I can tell that my art has evolved a lot in the last three years I've been at Central. It's getting better. I've tried using a lot of different media. Before I only used pencil, really, but then I moved to pastel, then to color, now to oil. Outside of art, I've changed a lot as a person. I'm the Junior Class President this year, and that's something I never saw myself doing when I was a freshman. When I got here as a freshman I only knew a handful of people from middle school, but now I've got my hand in most groups in the school.

It was really my gym teacher, Ms. Smith. She told me that I would make a good president, but at the time, it was something I hadn't even considered. I did a mural in her classroom so I was there quite a bit and we started talking. She said that she thought I had a good chance and that I should give it a shot. So I did—because she believed in me. I like the meetings because everyone there listens to you. It's one of the only places I've been in this school where people really pay attention to what you have to say.

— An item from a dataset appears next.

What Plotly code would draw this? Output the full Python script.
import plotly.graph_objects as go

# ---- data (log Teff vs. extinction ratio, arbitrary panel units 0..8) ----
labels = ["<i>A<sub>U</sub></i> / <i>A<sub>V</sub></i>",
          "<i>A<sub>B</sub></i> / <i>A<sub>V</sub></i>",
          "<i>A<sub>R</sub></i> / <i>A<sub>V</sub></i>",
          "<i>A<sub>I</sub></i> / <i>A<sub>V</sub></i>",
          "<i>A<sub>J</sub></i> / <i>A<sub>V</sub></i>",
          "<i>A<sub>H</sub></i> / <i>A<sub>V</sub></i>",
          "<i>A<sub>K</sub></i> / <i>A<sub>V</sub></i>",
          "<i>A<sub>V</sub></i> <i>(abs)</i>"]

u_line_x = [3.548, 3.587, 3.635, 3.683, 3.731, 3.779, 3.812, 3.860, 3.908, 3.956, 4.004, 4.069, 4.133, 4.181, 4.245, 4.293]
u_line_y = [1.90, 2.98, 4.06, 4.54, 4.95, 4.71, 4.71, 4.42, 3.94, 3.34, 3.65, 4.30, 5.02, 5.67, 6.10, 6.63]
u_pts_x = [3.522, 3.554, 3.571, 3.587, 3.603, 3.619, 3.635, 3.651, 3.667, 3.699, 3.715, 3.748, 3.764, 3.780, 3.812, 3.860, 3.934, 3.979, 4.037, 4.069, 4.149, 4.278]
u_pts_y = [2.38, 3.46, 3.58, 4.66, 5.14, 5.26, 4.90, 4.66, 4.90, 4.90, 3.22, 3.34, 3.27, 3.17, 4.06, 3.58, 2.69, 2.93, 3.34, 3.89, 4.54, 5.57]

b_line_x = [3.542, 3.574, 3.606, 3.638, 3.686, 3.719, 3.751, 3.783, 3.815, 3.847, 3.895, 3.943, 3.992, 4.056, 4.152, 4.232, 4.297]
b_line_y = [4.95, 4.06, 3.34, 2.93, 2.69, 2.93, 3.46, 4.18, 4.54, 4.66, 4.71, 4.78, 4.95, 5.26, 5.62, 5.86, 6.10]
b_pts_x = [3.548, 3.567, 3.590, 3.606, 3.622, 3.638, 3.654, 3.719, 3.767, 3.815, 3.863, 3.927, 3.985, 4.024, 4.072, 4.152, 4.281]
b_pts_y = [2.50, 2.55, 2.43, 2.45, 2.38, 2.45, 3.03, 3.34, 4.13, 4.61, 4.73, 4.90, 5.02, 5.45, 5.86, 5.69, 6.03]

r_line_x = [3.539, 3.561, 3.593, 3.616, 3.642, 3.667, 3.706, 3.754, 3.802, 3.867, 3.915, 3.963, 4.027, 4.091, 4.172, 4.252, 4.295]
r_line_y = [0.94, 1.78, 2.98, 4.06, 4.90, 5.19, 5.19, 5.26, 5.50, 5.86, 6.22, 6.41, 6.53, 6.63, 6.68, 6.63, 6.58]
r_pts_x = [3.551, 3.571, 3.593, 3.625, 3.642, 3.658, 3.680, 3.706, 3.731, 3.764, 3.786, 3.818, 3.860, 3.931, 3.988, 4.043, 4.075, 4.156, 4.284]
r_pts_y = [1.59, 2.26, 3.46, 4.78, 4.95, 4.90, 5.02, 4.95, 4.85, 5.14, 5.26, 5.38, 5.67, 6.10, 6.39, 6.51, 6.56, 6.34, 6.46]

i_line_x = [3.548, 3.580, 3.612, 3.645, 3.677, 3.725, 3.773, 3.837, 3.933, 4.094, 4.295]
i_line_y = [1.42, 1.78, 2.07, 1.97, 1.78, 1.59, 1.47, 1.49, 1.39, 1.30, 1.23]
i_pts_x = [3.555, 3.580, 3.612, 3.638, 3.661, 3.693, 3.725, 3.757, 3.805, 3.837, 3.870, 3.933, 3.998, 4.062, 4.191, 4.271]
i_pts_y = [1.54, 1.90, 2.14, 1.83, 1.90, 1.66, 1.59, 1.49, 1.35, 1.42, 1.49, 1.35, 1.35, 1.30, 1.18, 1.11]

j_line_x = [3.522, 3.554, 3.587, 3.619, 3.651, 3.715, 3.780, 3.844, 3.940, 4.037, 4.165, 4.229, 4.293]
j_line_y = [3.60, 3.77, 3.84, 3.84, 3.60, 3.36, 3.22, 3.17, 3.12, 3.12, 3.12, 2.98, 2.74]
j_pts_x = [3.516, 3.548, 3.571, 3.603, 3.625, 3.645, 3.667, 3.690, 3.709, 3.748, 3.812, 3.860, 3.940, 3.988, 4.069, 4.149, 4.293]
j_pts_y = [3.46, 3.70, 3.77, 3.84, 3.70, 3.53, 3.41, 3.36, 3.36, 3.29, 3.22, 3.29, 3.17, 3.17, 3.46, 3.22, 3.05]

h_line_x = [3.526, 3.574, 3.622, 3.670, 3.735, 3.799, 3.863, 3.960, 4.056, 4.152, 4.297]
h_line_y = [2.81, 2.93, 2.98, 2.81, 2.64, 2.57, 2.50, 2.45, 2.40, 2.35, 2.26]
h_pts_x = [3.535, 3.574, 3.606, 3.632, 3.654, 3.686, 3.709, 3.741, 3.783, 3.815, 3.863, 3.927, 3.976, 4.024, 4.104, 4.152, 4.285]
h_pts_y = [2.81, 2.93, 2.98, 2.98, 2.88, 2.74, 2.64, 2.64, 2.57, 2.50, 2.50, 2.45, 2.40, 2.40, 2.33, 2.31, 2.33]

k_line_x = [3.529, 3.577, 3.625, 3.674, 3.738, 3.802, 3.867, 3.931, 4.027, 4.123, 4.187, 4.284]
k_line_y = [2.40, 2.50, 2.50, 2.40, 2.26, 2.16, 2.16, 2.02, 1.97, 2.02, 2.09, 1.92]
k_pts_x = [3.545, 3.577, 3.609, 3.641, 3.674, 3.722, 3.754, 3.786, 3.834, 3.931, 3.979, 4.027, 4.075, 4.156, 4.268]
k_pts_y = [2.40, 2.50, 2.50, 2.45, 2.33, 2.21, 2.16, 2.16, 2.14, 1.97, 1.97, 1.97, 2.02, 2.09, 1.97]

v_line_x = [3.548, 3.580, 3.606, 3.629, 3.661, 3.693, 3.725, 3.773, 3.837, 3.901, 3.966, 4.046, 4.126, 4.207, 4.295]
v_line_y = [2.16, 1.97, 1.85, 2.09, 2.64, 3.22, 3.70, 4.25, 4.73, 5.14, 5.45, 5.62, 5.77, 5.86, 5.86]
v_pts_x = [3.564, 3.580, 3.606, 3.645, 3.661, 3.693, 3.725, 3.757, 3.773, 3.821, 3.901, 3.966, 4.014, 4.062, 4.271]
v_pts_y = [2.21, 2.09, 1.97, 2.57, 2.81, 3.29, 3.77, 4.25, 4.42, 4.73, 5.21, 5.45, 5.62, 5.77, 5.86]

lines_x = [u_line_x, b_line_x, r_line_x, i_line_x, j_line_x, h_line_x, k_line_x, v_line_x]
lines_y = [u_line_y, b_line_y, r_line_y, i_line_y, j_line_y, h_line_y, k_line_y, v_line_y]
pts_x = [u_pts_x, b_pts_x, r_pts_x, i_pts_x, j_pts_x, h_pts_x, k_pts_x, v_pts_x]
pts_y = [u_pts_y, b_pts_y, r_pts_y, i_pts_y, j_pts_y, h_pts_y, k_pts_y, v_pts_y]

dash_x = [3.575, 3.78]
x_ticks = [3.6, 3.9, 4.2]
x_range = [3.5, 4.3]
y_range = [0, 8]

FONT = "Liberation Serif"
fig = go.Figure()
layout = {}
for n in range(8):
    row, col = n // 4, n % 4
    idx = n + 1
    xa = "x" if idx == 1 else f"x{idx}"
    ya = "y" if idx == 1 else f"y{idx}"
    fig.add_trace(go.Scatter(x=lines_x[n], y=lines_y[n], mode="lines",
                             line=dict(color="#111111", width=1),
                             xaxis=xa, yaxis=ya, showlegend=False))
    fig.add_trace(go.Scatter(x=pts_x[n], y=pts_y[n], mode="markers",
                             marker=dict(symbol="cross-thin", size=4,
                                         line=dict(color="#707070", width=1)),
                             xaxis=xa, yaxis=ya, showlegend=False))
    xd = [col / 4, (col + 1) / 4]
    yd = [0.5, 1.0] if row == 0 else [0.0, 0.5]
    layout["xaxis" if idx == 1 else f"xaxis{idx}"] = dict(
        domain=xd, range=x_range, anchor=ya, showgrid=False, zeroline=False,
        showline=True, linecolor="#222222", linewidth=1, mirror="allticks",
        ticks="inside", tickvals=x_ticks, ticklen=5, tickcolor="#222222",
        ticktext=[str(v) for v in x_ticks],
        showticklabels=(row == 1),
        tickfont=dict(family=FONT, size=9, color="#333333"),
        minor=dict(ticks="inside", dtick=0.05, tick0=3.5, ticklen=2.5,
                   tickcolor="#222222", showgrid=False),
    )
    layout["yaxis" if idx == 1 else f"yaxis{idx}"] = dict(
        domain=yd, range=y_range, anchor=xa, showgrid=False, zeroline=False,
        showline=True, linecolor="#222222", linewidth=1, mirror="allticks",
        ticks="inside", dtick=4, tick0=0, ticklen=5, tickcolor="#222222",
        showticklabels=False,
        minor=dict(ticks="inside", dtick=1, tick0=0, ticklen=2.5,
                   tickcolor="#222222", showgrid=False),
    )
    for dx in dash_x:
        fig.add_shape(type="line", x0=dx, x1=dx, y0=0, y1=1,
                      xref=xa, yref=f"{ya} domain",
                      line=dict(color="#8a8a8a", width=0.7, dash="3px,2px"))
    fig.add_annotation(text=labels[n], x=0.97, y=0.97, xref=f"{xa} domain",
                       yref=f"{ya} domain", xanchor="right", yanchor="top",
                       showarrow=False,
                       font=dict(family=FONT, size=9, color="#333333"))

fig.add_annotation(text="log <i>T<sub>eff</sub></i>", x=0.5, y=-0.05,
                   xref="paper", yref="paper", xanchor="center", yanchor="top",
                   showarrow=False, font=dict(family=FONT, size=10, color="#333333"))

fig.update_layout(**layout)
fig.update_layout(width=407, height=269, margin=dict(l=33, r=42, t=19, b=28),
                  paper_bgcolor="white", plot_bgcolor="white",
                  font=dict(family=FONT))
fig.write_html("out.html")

Imaging my future is what really motivates me. The thought of succeeding, of making money, of doing it all on my own—that's what motivates me. At the same time, I really regret not doing as much with my time here, or not joining as many things. I wish I had drawn more murals, or been more involved since freshman year. I should have done more work so that I could have gotten straight As my whole time here. That would have really set me up for college—those As always work! As far as the teachers go, they've been really good for the most part. Most of my teachers really admire me. Like my science teacher; he believes in me and tells me that he knows I'll succeed. I tell him that I'm going to make it, that I won't get myself down. I joined Science Olympiad with him because I like working with him. This year I'm in charge of building the planes.

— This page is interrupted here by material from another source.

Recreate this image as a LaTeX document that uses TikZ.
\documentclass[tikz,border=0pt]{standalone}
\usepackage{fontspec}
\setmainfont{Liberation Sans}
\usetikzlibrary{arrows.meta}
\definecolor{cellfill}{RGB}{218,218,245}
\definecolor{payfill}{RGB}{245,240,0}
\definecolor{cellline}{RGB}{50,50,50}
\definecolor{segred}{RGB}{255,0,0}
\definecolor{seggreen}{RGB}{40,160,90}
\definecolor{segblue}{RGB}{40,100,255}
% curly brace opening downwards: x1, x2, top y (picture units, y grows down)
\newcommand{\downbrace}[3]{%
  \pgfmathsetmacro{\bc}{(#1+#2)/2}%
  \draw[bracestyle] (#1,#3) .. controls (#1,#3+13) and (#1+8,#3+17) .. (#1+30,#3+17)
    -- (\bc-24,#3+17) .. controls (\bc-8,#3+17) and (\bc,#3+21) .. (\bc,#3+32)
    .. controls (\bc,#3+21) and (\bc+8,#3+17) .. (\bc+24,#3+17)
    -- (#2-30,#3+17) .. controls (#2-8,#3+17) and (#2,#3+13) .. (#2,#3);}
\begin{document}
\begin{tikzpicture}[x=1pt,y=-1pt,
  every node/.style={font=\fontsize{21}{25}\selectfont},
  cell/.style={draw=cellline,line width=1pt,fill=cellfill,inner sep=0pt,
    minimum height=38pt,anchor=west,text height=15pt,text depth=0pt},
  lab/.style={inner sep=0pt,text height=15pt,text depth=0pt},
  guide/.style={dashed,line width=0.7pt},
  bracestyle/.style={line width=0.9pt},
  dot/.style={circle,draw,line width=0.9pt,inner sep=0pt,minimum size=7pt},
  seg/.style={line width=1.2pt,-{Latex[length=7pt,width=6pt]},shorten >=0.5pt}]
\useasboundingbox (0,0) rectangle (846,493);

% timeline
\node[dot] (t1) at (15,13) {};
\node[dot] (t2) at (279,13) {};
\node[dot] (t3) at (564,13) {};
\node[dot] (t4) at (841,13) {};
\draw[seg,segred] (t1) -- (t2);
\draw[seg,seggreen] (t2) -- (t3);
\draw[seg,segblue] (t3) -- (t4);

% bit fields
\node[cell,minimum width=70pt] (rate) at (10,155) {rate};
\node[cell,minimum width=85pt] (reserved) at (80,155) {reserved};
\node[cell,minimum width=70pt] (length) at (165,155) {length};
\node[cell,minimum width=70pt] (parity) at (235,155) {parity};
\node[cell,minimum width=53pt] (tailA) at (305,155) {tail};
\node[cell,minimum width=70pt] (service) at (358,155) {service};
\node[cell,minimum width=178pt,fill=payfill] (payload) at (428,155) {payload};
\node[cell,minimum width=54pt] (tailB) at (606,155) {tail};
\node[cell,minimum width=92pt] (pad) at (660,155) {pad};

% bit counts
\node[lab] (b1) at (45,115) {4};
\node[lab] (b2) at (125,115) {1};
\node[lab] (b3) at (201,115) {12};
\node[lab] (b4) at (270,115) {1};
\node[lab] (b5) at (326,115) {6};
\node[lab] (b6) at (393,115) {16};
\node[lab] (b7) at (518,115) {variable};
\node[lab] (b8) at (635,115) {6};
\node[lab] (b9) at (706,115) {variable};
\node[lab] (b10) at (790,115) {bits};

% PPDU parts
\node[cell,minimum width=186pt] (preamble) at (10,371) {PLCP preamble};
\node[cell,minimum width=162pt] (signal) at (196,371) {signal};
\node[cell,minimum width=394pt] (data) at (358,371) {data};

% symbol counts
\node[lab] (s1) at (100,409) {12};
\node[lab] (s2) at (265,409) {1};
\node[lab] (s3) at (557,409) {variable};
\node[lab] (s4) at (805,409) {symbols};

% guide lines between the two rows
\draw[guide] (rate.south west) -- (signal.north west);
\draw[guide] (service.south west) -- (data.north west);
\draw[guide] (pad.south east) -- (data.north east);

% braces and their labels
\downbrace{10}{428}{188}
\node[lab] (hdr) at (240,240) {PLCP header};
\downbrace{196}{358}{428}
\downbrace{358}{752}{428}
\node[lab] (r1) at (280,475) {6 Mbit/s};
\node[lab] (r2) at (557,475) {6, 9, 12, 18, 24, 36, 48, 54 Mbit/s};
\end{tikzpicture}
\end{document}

If more teachers told their kids that they admired them or that they believed in them, then the kids would be more involved. I don't just sit in class and do nothing—I talk with my teachers, I participate, I do my work. A lot of that is because they show me respect. With my science class, as my communication has gotten stronger with the teacher, my grade has gone up. The more we know each other and understand each other the better I do in the class.

It's different with my scholarship to RISD. I signed up for two scholarships because there's one woman there who doesn't think I can cut it. She doesn't think I deserve the scholarship, or that I deserve to go to that school. It was last Saturday the 11th—I won't forget that day. There is this friend of mine that I helped learn how to draw when he was first starting out. He went to RISD and hasn't been doing that well, so this woman thought she would take it out on me. He didn't take advantage of his chances so she thought that I would do the same. I don't care—it doesn't keep me down. But there are people out there who won't believe in you for no reason at all. You've got to be careful of them.